LE elezioni europee (25 maggio) sono ormai dietro l’angolo, e la campagna elettorale, per altro poco animata, si presta a molte considerazioni. Può avere conseguenze sulla sorte dell’euro, quindi è più importante di quanto non sembri. Ma può essere riassunta in pochi concetti. Alla base di ogni considerazione, quando si parla di Europa, dovrebbe essere una regola tassativa: ogni moneta in circolazione deve avere alle spalle uno Stato, non può fluttuare nel vuoto, o fare capo a più Stati, distinti e indipendenti uno dall’altro. Il dollaro è la moneta degli Stati Uniti d’America: ha alle spalle uno Stato federale, un singolo governo, un singolo parlamento, e i cittadini degli Stati Uniti, anche se si sono affrontati in un passato ormai lontano in una dura guerra civile, parlano la stessa lingua, hanno la stessa storia. Un quadro del tutto diverso presenta l’Europa: ben più profonde sono le differenze fra le popolazioni che abitano nel nostro continente. A cominciare dalla lingua: polacchi e portoghesi, tanto per dire, non si capiranno mai. Per questo gli Stati Uniti d’Europa, sul modello americano, non si faranno, non si potranno mai fare: sono una utopia. Ne consegue che la moneta unica, l’euro, è stata una creazione avventata, e tutto sommato un errore. Bisogna pur dirlo, anche se le intenzioni che l’hanno ispirata erano lodevoli.

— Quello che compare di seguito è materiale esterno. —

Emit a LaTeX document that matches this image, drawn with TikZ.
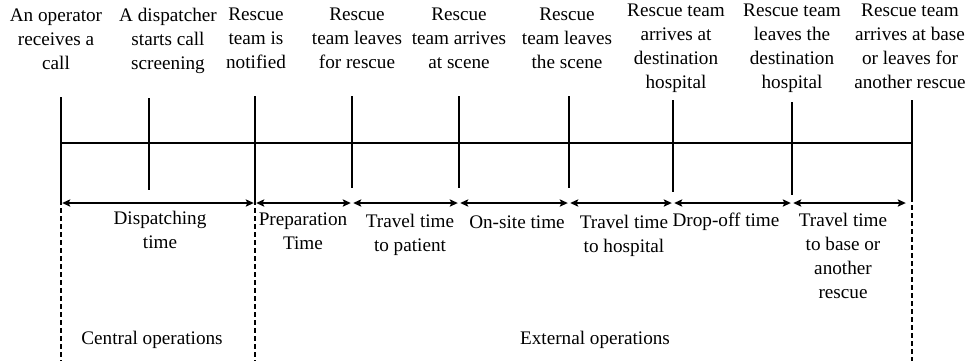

Adesso, tuttavia, non si può tornare indietro: tanto gli economisti quanto gli uomini d’affari sono convinti che la marcia indietro sarebbe un nuovo errore, peggiore del primo. Ed è anche vero che l’euro, sebbene sia stato un’operazione avventata, ha portato, con le difficoltà, molti benefici. La soluzione è la creazione di organi comunitari che, pur non essendo il prodromo di un’unione politica europea, aiuteranno a coordinare la politica economica dei vari Stati in Europa e agevoleranno il funzionamento della moneta unica. Mario Draghi, forte del-la sua posizione alla guida della Banca Centrale Europea, è fra coloro che più spingono in questa direzione. Non mancano le proposte di economisti e di personaggi con incarichi ufficiali. Purtroppo, i governi europei non hanno finora compreso l’urgenza degli interventi: hanno dato l’impressione, secondo un’immagine molto efficace, di una banda di allegri ragazzi che corrono ridendo, di buon umore, verso il precipizio.
Ma i vari provvedimenti suggeriti dagli esperti non devono dar luogo a equivoci: non sono la premessa di una federazione europea; bensì sono misure di carattere tecnico che mirano ad agevolare la sintonia della politica finanziaria fra vari Paesi. Ed è interessante l’evoluzione dell’idea di Europa attraverso gli anni. Subito dopo la guerra una federazione continentale, fra le nazioni che ne costituivano l’ossatura, fu il grande ideale. Erano allora europeisti gli uomini di Stato più importanti, da Adenauer a De Gasperi e a De Gaulle, era europeista perfino Churchill; e quella che auspicavano era l’Europa umanitaria, fattore di pace, per reazione alla carneficina che aveva insanguinato il continente. Poi, a poco a poco, il ricordo della strage si è attenuato: oggi si è ancora europeisti, ma con altre aspirazioni, più razionali e meno sentimentali: fondamentalmente, per resistere alla concorrenza del Terzo Mondo nell’economia globale. Bisogna pur riconoscerlo: si sono attenuati gli entusiasmi. Il Primo ministro inglese, cioè di una nazione che europeista lo era con misura anche mezzo secolo fa, ha promesso che si indirà l’anno prossimo nel suo Paese un referendum sull’appartenenza al Mercato comune, se rimanervi o uscirne. È anche vero che quando si è data vita al Mercato comune l’Europa sognava ancora di reggere le sorti del mondo. Oggi sono altri gli ideali: l’Europa, dalla Scandinavia al Mediterraneo, aspira piuttosto a essere una grande Svizzera ordinata e benestante, vivere in pace in un mondo pacifico, non dare fastidio a nessuno.